You say your friends bore you. Is the reason they bore you because you see yourself as being a very thoughtful and intelligent person that always has a lot on and in their mind, whilst your friends seem to live in an intellectual din where they seem to have no opinions or thoughts themselves? I get down sometimes because I feel this way about the whole of humanity, not just some of my friends...

Do they bore you because they have nothing in common with you anymore? We all change and people growing apart (or together) is sadly normal. We can't hold it against them for doing so. Friends are transient, and old ones will go and new ones will come all the time as you all change and grow (and what you enjoy changes). Maybe you need to take yourself out of your comfort zone and start looking for some new friends. Find something you have in common and talk.

This attitude is very destructive, and you don't want it to continue.
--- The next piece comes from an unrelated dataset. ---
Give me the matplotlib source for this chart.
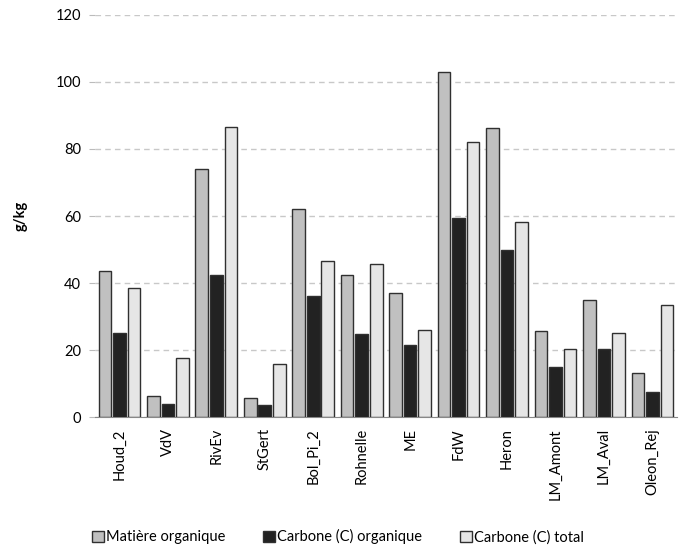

My marriage is experiencing problems at the moment and one of the reasons is probably due to my "I hate everyone" opinion of the world (my wife is one of those people that can't see any wrong in anyone, even the people who seem boring and stupid to me). I'm aiming to help my situation by getting out of my comfort zone and into hers- it's going to be difficult for me because I'm a loner and would rather read a book on my own then socialise, but with luck I may meet new people, ones that ARE interesting and intelligent and it will be worth while.

I'm not sure if any of this will help with what you are thinking. But if you want to talk and get anything off your chest or just want someone to throw ideas or thoughts off I'd be willing to listen (you can have my email address if you don't want to talk publicly).